* Material provided *
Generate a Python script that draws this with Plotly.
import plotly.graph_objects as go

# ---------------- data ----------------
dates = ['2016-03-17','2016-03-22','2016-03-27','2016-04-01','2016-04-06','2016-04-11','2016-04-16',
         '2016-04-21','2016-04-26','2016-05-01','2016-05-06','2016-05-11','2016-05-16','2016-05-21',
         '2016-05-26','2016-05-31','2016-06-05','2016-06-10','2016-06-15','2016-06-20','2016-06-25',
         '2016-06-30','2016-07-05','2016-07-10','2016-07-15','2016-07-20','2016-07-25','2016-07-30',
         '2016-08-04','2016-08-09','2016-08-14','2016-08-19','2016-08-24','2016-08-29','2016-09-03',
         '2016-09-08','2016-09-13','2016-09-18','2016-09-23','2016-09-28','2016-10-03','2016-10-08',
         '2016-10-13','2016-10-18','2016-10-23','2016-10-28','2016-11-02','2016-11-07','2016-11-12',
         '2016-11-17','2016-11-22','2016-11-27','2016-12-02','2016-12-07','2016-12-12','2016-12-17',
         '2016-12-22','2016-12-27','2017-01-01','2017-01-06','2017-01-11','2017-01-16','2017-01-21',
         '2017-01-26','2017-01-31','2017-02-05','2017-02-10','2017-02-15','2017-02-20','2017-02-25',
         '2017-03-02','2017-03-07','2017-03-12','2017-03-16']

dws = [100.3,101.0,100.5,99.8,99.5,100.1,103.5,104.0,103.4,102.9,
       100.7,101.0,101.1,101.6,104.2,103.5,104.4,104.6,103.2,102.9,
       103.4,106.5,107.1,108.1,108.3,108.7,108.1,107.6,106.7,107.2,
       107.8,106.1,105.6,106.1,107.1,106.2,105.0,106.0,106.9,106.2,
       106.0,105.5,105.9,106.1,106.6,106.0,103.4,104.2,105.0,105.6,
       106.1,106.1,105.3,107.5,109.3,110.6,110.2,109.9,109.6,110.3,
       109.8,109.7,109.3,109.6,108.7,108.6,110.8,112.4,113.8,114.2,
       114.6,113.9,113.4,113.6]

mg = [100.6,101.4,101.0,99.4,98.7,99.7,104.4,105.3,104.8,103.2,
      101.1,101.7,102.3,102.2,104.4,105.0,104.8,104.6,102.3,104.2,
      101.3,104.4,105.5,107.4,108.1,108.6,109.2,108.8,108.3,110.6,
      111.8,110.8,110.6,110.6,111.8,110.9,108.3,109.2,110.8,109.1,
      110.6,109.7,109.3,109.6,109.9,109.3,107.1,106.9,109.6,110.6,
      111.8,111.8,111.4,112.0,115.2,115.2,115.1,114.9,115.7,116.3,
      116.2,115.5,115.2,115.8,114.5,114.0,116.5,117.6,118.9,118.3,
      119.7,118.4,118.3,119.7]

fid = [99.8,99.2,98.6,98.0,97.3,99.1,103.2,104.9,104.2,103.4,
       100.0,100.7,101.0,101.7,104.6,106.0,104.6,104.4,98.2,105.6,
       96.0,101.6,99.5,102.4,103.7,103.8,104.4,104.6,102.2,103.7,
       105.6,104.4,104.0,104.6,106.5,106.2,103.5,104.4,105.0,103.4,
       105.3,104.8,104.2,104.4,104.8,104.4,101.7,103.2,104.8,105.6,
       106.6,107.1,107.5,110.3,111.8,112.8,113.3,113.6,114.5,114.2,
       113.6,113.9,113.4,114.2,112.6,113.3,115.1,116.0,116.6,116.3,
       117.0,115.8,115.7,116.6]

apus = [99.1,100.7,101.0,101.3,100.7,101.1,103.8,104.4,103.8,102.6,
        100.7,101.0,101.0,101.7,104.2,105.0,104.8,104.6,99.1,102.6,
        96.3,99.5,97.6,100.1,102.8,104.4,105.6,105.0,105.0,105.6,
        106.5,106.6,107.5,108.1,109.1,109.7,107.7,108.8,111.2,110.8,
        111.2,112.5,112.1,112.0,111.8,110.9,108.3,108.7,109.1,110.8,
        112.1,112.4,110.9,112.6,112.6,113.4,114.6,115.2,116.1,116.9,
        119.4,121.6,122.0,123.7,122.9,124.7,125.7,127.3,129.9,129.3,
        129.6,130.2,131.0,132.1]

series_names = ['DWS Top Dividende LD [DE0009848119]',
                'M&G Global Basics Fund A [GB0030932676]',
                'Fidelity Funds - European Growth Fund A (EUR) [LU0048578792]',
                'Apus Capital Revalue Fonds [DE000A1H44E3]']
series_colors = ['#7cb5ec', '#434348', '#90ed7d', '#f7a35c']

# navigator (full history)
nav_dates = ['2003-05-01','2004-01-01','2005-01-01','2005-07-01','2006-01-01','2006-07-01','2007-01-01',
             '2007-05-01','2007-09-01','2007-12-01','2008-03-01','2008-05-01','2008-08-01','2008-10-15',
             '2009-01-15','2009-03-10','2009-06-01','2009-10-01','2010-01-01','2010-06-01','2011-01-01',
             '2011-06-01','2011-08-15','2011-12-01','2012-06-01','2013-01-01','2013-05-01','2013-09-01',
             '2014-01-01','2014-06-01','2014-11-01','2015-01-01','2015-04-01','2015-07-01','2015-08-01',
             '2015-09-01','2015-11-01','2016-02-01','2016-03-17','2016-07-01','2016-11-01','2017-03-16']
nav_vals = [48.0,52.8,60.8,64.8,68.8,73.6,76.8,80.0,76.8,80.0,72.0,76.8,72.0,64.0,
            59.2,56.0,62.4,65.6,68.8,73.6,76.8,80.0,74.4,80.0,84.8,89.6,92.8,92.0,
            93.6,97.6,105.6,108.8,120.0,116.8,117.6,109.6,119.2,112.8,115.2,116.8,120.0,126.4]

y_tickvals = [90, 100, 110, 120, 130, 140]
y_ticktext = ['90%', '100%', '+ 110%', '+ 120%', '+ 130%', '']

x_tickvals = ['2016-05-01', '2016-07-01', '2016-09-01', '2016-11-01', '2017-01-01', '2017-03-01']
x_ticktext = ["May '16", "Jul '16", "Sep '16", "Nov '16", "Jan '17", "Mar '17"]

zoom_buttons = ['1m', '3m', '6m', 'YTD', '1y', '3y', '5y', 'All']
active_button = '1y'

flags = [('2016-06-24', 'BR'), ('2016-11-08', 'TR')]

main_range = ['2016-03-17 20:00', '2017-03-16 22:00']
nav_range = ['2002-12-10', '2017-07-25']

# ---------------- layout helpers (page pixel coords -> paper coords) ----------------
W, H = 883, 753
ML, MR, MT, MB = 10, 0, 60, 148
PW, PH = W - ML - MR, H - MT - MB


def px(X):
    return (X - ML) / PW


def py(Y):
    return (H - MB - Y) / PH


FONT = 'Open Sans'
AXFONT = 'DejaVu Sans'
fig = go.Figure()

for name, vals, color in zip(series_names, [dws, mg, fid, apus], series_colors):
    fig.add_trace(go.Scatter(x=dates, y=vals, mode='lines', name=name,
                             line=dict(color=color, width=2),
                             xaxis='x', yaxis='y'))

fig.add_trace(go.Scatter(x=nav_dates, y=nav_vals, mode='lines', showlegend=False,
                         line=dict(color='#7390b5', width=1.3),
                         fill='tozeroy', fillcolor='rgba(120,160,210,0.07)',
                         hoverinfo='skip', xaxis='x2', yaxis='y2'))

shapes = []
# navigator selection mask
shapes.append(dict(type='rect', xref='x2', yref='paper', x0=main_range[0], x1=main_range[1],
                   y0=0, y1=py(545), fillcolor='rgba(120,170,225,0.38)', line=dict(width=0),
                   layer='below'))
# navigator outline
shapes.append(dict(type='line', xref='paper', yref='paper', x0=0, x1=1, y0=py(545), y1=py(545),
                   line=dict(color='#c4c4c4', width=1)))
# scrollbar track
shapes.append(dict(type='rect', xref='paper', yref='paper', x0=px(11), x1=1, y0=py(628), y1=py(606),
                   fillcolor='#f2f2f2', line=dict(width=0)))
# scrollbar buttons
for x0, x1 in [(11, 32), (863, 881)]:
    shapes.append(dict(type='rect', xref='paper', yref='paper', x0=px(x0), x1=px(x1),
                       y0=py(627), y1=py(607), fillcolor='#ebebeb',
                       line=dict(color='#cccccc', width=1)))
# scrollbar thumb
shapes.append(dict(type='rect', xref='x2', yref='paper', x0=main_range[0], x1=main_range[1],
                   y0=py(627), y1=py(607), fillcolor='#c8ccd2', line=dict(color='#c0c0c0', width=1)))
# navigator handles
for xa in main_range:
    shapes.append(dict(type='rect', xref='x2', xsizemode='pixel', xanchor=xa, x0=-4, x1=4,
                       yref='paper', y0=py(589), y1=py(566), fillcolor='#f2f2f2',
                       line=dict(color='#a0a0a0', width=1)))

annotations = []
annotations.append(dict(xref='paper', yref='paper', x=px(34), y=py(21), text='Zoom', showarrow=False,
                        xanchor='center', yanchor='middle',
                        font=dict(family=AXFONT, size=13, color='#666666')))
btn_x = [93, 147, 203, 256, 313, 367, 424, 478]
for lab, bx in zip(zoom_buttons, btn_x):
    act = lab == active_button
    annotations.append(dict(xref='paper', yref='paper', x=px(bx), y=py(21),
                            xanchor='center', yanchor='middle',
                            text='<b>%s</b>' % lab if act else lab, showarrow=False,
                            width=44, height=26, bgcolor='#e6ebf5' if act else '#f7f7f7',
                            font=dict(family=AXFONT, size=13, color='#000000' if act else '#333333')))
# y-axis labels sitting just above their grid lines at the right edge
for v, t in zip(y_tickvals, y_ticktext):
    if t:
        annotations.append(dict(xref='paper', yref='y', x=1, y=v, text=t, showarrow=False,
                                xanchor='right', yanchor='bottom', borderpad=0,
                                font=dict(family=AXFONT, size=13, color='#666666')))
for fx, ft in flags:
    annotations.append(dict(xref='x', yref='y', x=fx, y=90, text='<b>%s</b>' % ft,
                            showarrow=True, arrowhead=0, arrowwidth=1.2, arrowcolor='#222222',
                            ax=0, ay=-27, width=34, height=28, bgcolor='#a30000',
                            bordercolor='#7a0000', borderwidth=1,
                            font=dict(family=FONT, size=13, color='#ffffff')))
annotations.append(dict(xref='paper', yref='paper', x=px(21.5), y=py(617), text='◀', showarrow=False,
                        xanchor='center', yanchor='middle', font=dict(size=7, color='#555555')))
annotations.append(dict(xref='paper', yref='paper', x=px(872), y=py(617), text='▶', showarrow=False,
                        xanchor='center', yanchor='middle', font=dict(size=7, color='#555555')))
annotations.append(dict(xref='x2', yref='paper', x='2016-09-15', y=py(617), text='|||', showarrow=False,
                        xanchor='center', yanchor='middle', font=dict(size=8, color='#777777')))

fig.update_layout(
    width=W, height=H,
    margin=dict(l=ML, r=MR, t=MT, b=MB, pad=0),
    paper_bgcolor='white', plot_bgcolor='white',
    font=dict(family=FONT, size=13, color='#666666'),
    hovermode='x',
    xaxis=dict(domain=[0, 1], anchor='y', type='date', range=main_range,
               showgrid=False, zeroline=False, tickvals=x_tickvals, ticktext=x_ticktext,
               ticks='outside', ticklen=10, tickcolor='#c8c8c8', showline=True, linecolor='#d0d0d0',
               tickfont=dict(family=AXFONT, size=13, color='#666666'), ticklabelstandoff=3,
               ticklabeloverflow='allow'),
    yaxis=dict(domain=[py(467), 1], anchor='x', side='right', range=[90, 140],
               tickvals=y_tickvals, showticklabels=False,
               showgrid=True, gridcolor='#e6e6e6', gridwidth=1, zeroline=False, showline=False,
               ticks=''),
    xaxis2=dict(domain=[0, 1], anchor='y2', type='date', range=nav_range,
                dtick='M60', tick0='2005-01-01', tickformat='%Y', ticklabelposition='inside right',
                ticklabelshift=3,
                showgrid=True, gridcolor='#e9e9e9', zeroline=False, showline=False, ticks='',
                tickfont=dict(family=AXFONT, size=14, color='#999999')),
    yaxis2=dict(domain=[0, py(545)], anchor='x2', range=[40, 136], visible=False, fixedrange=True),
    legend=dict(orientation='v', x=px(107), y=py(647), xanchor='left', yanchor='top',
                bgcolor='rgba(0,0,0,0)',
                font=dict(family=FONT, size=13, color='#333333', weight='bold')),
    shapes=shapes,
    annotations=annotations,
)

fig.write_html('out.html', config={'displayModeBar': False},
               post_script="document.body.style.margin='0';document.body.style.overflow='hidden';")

* Goal *
Write out the listing's lines exactly, from its first line through the line that contains "import plotly.graph_objects as go", and stop there.

* Output below *
Generate a Python script that draws this with Plotly.
import plotly.graph_objects as go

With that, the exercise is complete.